Exercise instructions — Your task is to write out the complete listing exactly as it is shown.

Data provided —
↓↓↓

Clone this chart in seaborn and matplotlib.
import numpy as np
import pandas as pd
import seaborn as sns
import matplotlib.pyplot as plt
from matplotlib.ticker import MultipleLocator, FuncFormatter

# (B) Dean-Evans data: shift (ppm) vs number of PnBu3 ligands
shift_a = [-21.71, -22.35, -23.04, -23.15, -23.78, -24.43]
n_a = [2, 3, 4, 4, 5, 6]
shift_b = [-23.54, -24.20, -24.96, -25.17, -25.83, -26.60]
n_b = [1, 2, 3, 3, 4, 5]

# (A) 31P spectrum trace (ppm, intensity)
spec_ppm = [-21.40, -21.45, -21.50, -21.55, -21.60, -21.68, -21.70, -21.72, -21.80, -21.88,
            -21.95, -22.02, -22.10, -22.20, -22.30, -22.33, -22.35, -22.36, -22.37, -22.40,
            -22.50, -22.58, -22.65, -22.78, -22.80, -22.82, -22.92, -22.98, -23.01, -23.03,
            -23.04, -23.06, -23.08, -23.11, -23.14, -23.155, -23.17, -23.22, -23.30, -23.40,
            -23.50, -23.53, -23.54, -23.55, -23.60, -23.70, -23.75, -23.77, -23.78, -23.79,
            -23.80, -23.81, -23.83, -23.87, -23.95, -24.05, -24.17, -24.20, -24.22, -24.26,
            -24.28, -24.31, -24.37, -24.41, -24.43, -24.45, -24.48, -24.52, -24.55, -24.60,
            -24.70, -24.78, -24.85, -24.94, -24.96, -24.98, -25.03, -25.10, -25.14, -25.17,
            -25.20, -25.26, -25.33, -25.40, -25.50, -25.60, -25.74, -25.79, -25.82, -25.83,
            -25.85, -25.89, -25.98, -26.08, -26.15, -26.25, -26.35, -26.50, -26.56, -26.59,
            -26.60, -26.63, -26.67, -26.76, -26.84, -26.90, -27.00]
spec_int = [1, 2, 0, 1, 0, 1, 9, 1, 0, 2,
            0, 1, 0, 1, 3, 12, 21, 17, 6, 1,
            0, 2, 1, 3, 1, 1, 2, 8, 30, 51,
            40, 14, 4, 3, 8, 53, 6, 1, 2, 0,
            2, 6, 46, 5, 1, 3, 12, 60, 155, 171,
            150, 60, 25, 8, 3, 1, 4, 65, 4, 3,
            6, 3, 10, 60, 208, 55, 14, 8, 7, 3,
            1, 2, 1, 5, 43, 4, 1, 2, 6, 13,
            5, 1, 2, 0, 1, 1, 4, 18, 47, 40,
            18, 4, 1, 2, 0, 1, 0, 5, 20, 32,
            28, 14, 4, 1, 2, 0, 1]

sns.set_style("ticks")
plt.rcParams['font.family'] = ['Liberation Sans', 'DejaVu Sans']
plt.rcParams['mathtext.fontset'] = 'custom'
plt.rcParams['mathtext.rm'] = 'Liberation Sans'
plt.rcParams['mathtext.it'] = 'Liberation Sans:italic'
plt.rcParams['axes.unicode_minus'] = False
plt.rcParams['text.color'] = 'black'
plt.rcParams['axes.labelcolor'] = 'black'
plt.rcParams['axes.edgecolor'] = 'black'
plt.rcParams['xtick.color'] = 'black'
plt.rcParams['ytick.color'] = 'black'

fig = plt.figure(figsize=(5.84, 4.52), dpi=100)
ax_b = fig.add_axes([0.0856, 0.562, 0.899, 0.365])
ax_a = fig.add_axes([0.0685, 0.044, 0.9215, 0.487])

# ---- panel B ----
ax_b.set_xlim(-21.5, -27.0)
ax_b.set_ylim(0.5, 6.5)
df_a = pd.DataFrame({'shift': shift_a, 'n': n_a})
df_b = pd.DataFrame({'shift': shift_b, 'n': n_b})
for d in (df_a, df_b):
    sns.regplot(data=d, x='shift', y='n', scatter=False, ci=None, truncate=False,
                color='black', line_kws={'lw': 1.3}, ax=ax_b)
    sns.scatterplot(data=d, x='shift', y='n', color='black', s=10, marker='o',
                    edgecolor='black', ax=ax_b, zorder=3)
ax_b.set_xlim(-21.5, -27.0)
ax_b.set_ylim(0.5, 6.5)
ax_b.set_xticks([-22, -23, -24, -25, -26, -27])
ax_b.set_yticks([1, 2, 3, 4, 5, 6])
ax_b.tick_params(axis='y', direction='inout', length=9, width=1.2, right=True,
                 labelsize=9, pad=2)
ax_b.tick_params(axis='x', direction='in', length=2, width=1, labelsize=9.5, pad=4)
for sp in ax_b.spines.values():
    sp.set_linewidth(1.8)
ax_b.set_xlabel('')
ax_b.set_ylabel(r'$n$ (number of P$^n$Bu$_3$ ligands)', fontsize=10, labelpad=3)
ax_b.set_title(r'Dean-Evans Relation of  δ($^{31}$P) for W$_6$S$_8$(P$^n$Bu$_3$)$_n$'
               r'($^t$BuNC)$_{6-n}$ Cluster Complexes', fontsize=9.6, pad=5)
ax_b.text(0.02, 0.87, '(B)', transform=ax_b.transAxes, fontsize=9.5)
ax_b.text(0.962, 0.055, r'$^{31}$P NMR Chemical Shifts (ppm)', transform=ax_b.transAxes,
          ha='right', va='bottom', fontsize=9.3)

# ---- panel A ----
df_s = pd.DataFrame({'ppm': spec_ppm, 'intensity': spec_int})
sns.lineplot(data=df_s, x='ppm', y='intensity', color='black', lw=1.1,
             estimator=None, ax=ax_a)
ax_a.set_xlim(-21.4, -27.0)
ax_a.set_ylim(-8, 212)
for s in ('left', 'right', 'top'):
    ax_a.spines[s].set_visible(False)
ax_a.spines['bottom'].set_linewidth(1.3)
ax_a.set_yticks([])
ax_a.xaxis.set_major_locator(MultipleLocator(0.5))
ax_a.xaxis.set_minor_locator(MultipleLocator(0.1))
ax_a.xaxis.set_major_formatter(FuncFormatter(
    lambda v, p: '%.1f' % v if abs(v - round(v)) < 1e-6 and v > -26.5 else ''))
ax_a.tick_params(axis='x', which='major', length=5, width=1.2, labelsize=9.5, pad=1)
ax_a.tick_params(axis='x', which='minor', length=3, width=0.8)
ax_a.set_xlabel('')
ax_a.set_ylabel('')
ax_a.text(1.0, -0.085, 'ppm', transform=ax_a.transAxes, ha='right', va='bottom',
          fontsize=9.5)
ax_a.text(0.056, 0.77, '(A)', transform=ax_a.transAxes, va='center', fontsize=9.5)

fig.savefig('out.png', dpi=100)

↑↑↑

Task output —
Clone this chart in seaborn and matplotlib.
import numpy as np
import pandas as pd
import seaborn as sns
import matplotlib.pyplot as plt
from matplotlib.ticker import MultipleLocator, FuncFormatter

# (B) Dean-Evans data: shift (ppm) vs number of PnBu3 ligands
shift_a = [-21.71, -22.35, -23.04, -23.15, -23.78, -24.43]
n_a = [2, 3, 4, 4, 5, 6]
shift_b = [-23.54, -24.20, -24.96, -25.17, -25.83, -26.60]
n_b = [1, 2, 3, 3, 4, 5]

# (A) 31P spectrum trace (ppm, intensity)
spec_ppm = [-21.40, -21.45, -21.50, -21.55, -21.60, -21.68, -21.70, -21.72, -21.80, -21.88,
            -21.95, -22.02, -22.10, -22.20, -22.30, -22.33, -22.35, -22.36, -22.37, -22.40,
            -22.50, -22.58, -22.65, -22.78, -22.80, -22.82, -22.92, -22.98, -23.01, -23.03,
            -23.04, -23.06, -23.08, -23.11, -23.14, -23.155, -23.17, -23.22, -23.30, -23.40,
            -23.50, -23.53, -23.54, -23.55, -23.60, -23.70, -23.75, -23.77, -23.78, -23.79,
            -23.80, -23.81, -23.83, -23.87, -23.95, -24.05, -24.17, -24.20, -24.22, -24.26,
            -24.28, -24.31, -24.37, -24.41, -24.43, -24.45, -24.48, -24.52, -24.55, -24.60,
            -24.70, -24.78, -24.85, -24.94, -24.96, -24.98, -25.03, -25.10, -25.14, -25.17,
            -25.20, -25.26, -25.33, -25.40, -25.50, -25.60, -25.74, -25.79, -25.82, -25.83,
            -25.85, -25.89, -25.98, -26.08, -26.15, -26.25, -26.35, -26.50, -26.56, -26.59,
            -26.60, -26.63, -26.67, -26.76, -26.84, -26.90, -27.00]
spec_int = [1, 2, 0, 1, 0, 1, 9, 1, 0, 2,
            0, 1, 0, 1, 3, 12, 21, 17, 6, 1,
            0, 2, 1, 3, 1, 1, 2, 8, 30, 51,
            40, 14, 4, 3, 8, 53, 6, 1, 2, 0,
            2, 6, 46, 5, 1, 3, 12, 60, 155, 171,
            150, 60, 25, 8, 3, 1, 4, 65, 4, 3,
            6, 3, 10, 60, 208, 55, 14, 8, 7, 3,
            1, 2, 1, 5, 43, 4, 1, 2, 6, 13,
            5, 1, 2, 0, 1, 1, 4, 18, 47, 40,
            18, 4, 1, 2, 0, 1, 0, 5, 20, 32,
            28, 14, 4, 1, 2, 0, 1]

sns.set_style("ticks")
plt.rcParams['font.family'] = ['Liberation Sans', 'DejaVu Sans']
plt.rcParams['mathtext.fontset'] = 'custom'
plt.rcParams['mathtext.rm'] = 'Liberation Sans'
plt.rcParams['mathtext.it'] = 'Liberation Sans:italic'
plt.rcParams['axes.unicode_minus'] = False
plt.rcParams['text.color'] = 'black'
plt.rcParams['axes.labelcolor'] = 'black'
plt.rcParams['axes.edgecolor'] = 'black'
plt.rcParams['xtick.color'] = 'black'
plt.rcParams['ytick.color'] = 'black'

fig = plt.figure(figsize=(5.84, 4.52), dpi=100)
ax_b = fig.add_axes([0.0856, 0.562, 0.899, 0.365])
ax_a = fig.add_axes([0.0685, 0.044, 0.9215, 0.487])

# ---- panel B ----
ax_b.set_xlim(-21.5, -27.0)
ax_b.set_ylim(0.5, 6.5)
df_a = pd.DataFrame({'shift': shift_a, 'n': n_a})
df_b = pd.DataFrame({'shift': shift_b, 'n': n_b})
for d in (df_a, df_b):
    sns.regplot(data=d, x='shift', y='n', scatter=False, ci=None, truncate=False,
                color='black', line_kws={'lw': 1.3}, ax=ax_b)
    sns.scatterplot(data=d, x='shift', y='n', color='black', s=10, marker='o',
                    edgecolor='black', ax=ax_b, zorder=3)
ax_b.set_xlim(-21.5, -27.0)
ax_b.set_ylim(0.5, 6.5)
ax_b.set_xticks([-22, -23, -24, -25, -26, -27])
ax_b.set_yticks([1, 2, 3, 4, 5, 6])
ax_b.tick_params(axis='y', direction='inout', length=9, width=1.2, right=True,
                 labelsize=9, pad=2)
ax_b.tick_params(axis='x', direction='in', length=2, width=1, labelsize=9.5, pad=4)
for sp in ax_b.spines.values():
    sp.set_linewidth(1.8)
ax_b.set_xlabel('')
ax_b.set_ylabel(r'$n$ (number of P$^n$Bu$_3$ ligands)', fontsize=10, labelpad=3)
ax_b.set_title(r'Dean-Evans Relation of  δ($^{31}$P) for W$_6$S$_8$(P$^n$Bu$_3$)$_n$'
               r'($^t$BuNC)$_{6-n}$ Cluster Complexes', fontsize=9.6, pad=5)
ax_b.text(0.02, 0.87, '(B)', transform=ax_b.transAxes, fontsize=9.5)
ax_b.text(0.962, 0.055, r'$^{31}$P NMR Chemical Shifts (ppm)', transform=ax_b.transAxes,
          ha='right', va='bottom', fontsize=9.3)

# ---- panel A ----
df_s = pd.DataFrame({'ppm': spec_ppm, 'intensity': spec_int})
sns.lineplot(data=df_s, x='ppm', y='intensity', color='black', lw=1.1,
             estimator=None, ax=ax_a)
ax_a.set_xlim(-21.4, -27.0)
ax_a.set_ylim(-8, 212)
for s in ('left', 'right', 'top'):
    ax_a.spines[s].set_visible(False)
ax_a.spines['bottom'].set_linewidth(1.3)
ax_a.set_yticks([])
ax_a.xaxis.set_major_locator(MultipleLocator(0.5))
ax_a.xaxis.set_minor_locator(MultipleLocator(0.1))
ax_a.xaxis.set_major_formatter(FuncFormatter(
    lambda v, p: '%.1f' % v if abs(v - round(v)) < 1e-6 and v > -26.5 else ''))
ax_a.tick_params(axis='x', which='major', length=5, width=1.2, labelsize=9.5, pad=1)
ax_a.tick_params(axis='x', which='minor', length=3, width=0.8)
ax_a.set_xlabel('')
ax_a.set_ylabel('')
ax_a.text(1.0, -0.085, 'ppm', transform=ax_a.transAxes, ha='right', va='bottom',
          fontsize=9.5)
ax_a.text(0.056, 0.77, '(A)', transform=ax_a.transAxes, va='center', fontsize=9.5)

fig.savefig('out.png', dpi=100)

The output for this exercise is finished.